I’D like to reply to your Counterpoint article of June 8.

The earth took more than 10 million years to recover from the mass extinctions of the Cretaceous. It needed these species because every species has a niche role that helps the host ecosystem to function productively and efficiently.

The key word here is ‘balance’.

Remove the apex predator, for example the wolf, and the cariboo eat out the aspen trees that provide the logs for beavers to build their dams.

Lacking resources to build their dams and lodges, the beavers disappear; the dams fail and the fish and wildlife that depend on the lagoons behind the dams also disappear. Now that the wolves have been reintroduced to Yellowstone National Park the aspens are growing again and the beavers are back.

We might also consider the effects of removing our apex predator, the dingo.

As for extinction, this is the mechanism for adapting to changes to the Earth over long periods.

As continental drift moved the continents around, climates change.

Australia changed from a forested continent to a mainly desert one, species disappeared and new better-adapted species replaced them.

In fact, 99.9999% of all the species that have ever lived on earth since life began nearly four billion years ago are extinct.

This shows how important extinction is.

It also puts us in the frame and tells us that unless we take our relationship with the animals and plants we share the Earth with a lot more seriously, we could be next!

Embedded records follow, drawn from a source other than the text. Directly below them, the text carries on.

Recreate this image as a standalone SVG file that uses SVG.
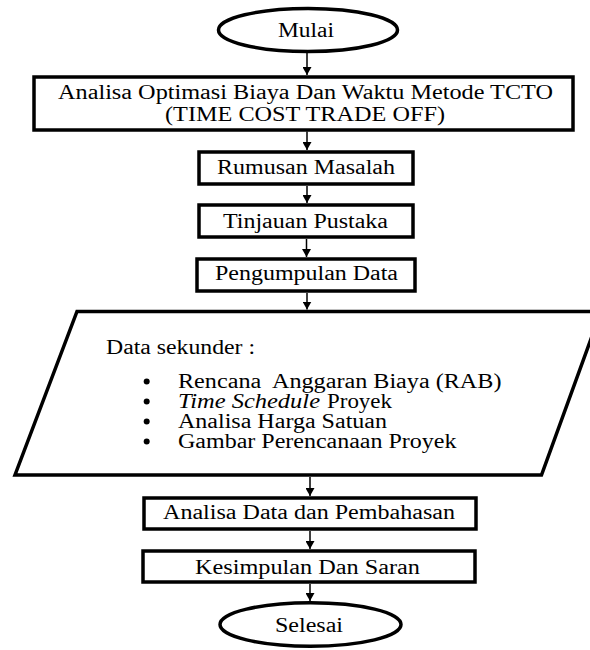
<svg xmlns="http://www.w3.org/2000/svg" width="590" height="650" viewBox="0 0 590 650">
<style>
.shape{fill:#fff;stroke:#000;stroke-width:3.5;stroke-linejoin:miter}
.t{font-family:"Times New Roman","Liberation Serif","DejaVu Serif",serif;font-size:20px;fill:#000}
.c{text-anchor:middle}
.conn line{stroke:#000;stroke-width:1.5;marker-end:url(#ah)}
</style>
<defs>
<marker id="ah" markerUnits="userSpaceOnUse" markerWidth="10" markerHeight="9" refX="8" refY="4.5" orient="auto">
<path d="M0,0 L8,4.5 L0,9 z" fill="#000"/>
</marker>
</defs>
<rect width="590" height="650" fill="#fff"/>
<g id="connectors" class="conn">
<line x1="307" y1="53" x2="307" y2="75"/>
<line x1="307" y1="131.5" x2="307" y2="150"/>
<line x1="307" y1="186" x2="307" y2="203"/>
<line x1="306.5" y1="239" x2="306.5" y2="257"/>
<line x1="307" y1="293" x2="307" y2="309.5"/>
<line x1="310" y1="477" x2="310" y2="496"/>
<line x1="310" y1="531" x2="310" y2="549"/>
<line x1="310" y1="584" x2="310" y2="601"/>
</g>
<g id="mulai">
<ellipse class="shape" cx="308" cy="30" rx="89.5" ry="21.5"/>
<text class="t c" x="306" y="36.5" textLength="56" lengthAdjust="spacingAndGlyphs">Mulai</text>
</g>
<g id="analisa-optimasi">
<rect class="shape" x="34" y="77" width="539" height="53"/>
<text class="t c" x="305.5" y="99" textLength="495" lengthAdjust="spacingAndGlyphs">Analisa Optimasi Biaya Dan Waktu Metode TCTO</text>
<text class="t c" x="305" y="120.5" textLength="280" lengthAdjust="spacingAndGlyphs">(TIME COST TRADE OFF)</text>
</g>
<g id="rumusan-masalah">
<rect class="shape" x="199" y="152" width="214" height="32"/>
<text class="t c" x="306" y="173.5" textLength="178" lengthAdjust="spacingAndGlyphs">Rumusan Masalah</text>
</g>
<g id="tinjauan-pustaka">
<rect class="shape" x="199" y="205" width="214" height="32"/>
<text class="t c" x="305.5" y="227.5" textLength="165" lengthAdjust="spacingAndGlyphs">Tinjauan Pustaka</text>
</g>
<g id="pengumpulan-data">
<rect class="shape" x="197" y="259" width="218" height="32"/>
<text class="t c" x="306.5" y="280" textLength="183" lengthAdjust="spacingAndGlyphs">Pengumpulan Data</text>
</g>
<g id="data-sekunder">
<polygon class="shape" points="77,311.5 601,311.5 541.5,475 15,475"/>
<text class="t" x="106" y="353.5" textLength="149" lengthAdjust="spacingAndGlyphs">Data sekunder :</text>
<circle cx="146.7" cy="381.5" r="3"/>
<circle cx="146.7" cy="401.5" r="3"/>
<circle cx="146.7" cy="421.5" r="3"/>
<circle cx="146.7" cy="441.5" r="3"/>
<text class="t" x="178" y="387.5" textLength="323.5" lengthAdjust="spacingAndGlyphs" xml:space="preserve">Rencana  Anggaran Biaya (RAB)</text>
<text class="t" y="407.5"><tspan x="178" font-style="italic" textLength="142" lengthAdjust="spacingAndGlyphs">Time Schedule</tspan><tspan x="327" textLength="65" lengthAdjust="spacingAndGlyphs">Proyek</tspan></text>
<text class="t" x="178" y="427.5" textLength="209" lengthAdjust="spacingAndGlyphs">Analisa Harga Satuan</text>
<text class="t" x="178" y="447.5" textLength="278.5" lengthAdjust="spacingAndGlyphs">Gambar Perencanaan Proyek</text>
</g>
<g id="analisa-data">
<rect class="shape" x="144" y="498" width="332" height="31"/>
<text class="t c" x="309" y="518.5" textLength="292" lengthAdjust="spacingAndGlyphs">Analisa Data dan Pembahasan</text>
</g>
<g id="kesimpulan">
<rect class="shape" x="143" y="551" width="332" height="31"/>
<text class="t c" x="307.5" y="573.5" textLength="225" lengthAdjust="spacingAndGlyphs">Kesimpulan Dan Saran</text>
</g>
<g id="selesai">
<ellipse class="shape" cx="310.5" cy="624.5" rx="90.5" ry="21.7"/>
<text class="t c" x="309" y="632" textLength="68" lengthAdjust="spacingAndGlyphs">Selesai</text>
</g>
</svg>
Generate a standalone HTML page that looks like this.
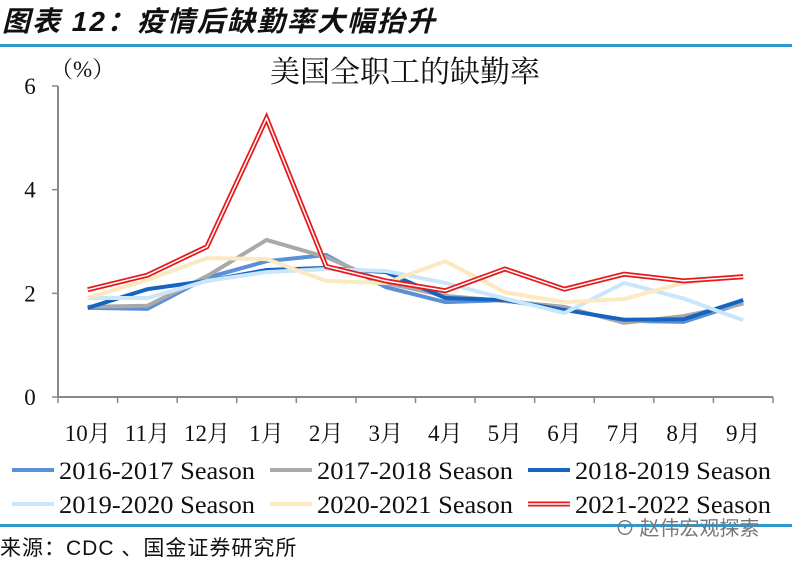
<!DOCTYPE html>
<html><head><meta charset="utf-8"><style>
body{margin:0;background:#fff;width:792px;height:561px;overflow:hidden;position:relative;font-family:"Liberation Serif","Noto Serif CJK SC",serif}
#title{position:absolute;left:2px;top:0px;font:italic bold 28px "Liberation Sans","Noto Sans CJK SC",sans-serif;color:#111;letter-spacing:2px}
.rule{position:absolute;left:0;width:792px;height:3px;background:#2d9bd2}
#src{position:absolute;left:0;top:532px;font:21px "Liberation Sans","Noto Sans CJK SC",sans-serif;color:#111;letter-spacing:1px}
#wm{position:absolute;left:615px;top:512px;font:20px "Noto Sans CJK SC",sans-serif;color:#777}
</style></head><body>
<div id="title">图表 12：疫情后缺勤率大幅抬升</div>
<div class="rule" style="top:44px"></div>
<div class="rule" style="top:524px"></div>
<div id="src">来源：CDC 、国金证券研究所</div>
<div id="wm">⊙ 赵伟宏观探索</div>
<svg id="chart" width="792" height="561" style="position:absolute;left:0;top:0"></svg>
<script>
const months=["10月","11月","12月","1月","2月","3月","4月","5月","6月","7月","8月","9月"];
const yTicks=[0,2,4,6];
const seriesNames=["2016-2017 Season","2017-2018 Season","2018-2019 Season","2019-2020 Season","2020-2021 Season","2021-2022 Season"];
const s1617=[1.72,1.70,2.30,2.62,2.74,2.12,1.83,1.87,1.70,1.47,1.45,1.82];
const s1718=[1.74,1.76,2.33,3.03,2.70,2.20,1.95,1.85,1.74,1.43,1.56,1.80];
const s1819=[1.72,2.08,2.24,2.45,2.49,2.41,1.91,1.87,1.68,1.49,1.50,1.87];
const s1920=[1.91,1.91,2.24,2.41,2.47,2.43,2.20,1.90,1.62,2.20,1.90,1.48];
const s2021=[1.91,2.26,2.68,2.66,2.24,2.20,2.62,2.02,1.83,1.89,2.20,2.35];
const s2122=[2.07,2.35,2.90,5.38,2.52,2.24,2.05,2.47,2.08,2.37,2.24,2.32];
const allSeries=[s1617,s1718,s1819,s1920,s2021,s2122];
const colors=["#5b8fd6","#a9a9a9","#1565c0","#c9e6fb","#fbe9c0","#e41a1c"];
const svg=document.getElementById('chart');const NS="http://www.w3.org/2000/svg";
function el(t,a,p){const e=document.createElementNS(NS,t);for(const k in a)e.setAttribute(k,a[k]);(p||svg).appendChild(e);return e;}
const x0=58,x1=773,yb=397,yt=86;
const xs=i=>x0+(x1-x0)*(i+0.5)/months.length;
const ys=v=>yb-(yb-yt)*v/6;
const axis=el('g',{});


el('line',{x1:x0,y1:yt,x2:x0,y2:yb,stroke:'#888','stroke-width':2},axis);
el('line',{x1:x0,y1:yb,x2:x1,y2:yb,stroke:'#888','stroke-width':2},axis);
yTicks.forEach(v=>{el('line',{x1:x0-6,y1:ys(v),x2:x0,y2:ys(v),stroke:'#888','stroke-width':1.5},axis);
const t=el('text',{x:x0-28,y:ys(v)+8,'font-size':23,'text-anchor':'middle',fill:'#111'},axis);t.textContent=v;

});
months.forEach((m,i)=>{el('line',{x1:x0+(x1-x0)*i/12,y1:yb,x2:x0+(x1-x0)*i/12,y2:yb+6,stroke:'#888','stroke-width':1.5},axis);
const t=el('text',{x:xs(i),y:441,'font-size':23,'text-anchor':'middle',fill:'#111'},axis);t.textContent=m;

});
el('line',{x1:x1,y1:yb,x2:x1,y2:yb+6,stroke:'#888','stroke-width':1.5},axis);
let t=el('text',{x:50,y:77,'font-size':23,fill:'#111'});t.textContent="（%）";


t=el('text',{x:405,y:82,'font-size':30,'text-anchor':'middle',fill:'#111'});t.textContent="美国全职工的缺勤率";


allSeries.forEach((s,k)=>{const pts=s.map((v,i)=>xs(i)+','+ys(v)).join(' ');
const p=el('polyline',{points:pts,fill:'none',stroke:colors[k],'stroke-width':k==5?5:4,'stroke-linejoin':'miter'});


if(k==5){const w=el('polyline',{points:pts,fill:'none',stroke:'#fff','stroke-width':1.5});

}});
seriesNames.forEach((n,k)=>{const col=k%3,row=Math.floor(k/3);const lx=12+col*258,ly=470+row*34;
const g=el('g',{});


el('line',{x1:lx,y1:ly,x2:lx+42,y2:ly,stroke:colors[k],'stroke-width':k==5?5:4},g);
if(k==5)el('line',{x1:lx,y1:ly,x2:lx+42,y2:ly,stroke:'#fff','stroke-width':1.5},g);
const tt=el('text',{x:lx+47,y:ly+9,'font-size':25,fill:'#111',textLength:196,lengthAdjust:'spacingAndGlyphs'},g);tt.textContent=n;});
</script>
</body></html>
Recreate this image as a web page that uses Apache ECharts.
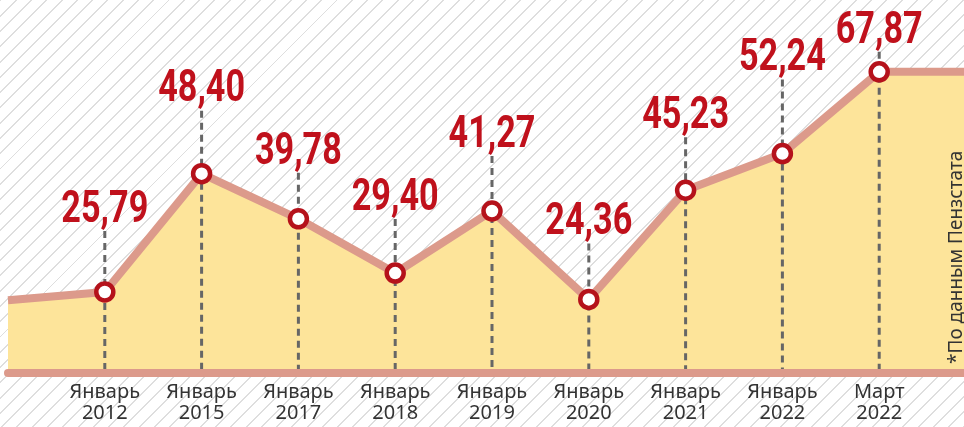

As the example of the wolf and the caribou demonstrates, the issue is controlling populations so that a working balance is maintained. In 1950, when I was eight years old there were about three billion people on earth.

Each of them had an average ecological footprint of 8.5ha.

In 2020 there were about eight billion people on earth. Each of them had an average ecological footprint of 11ha.

Such a footprint means that collectively we required 1.7 times the surface area of the earth to support us. Need I say more?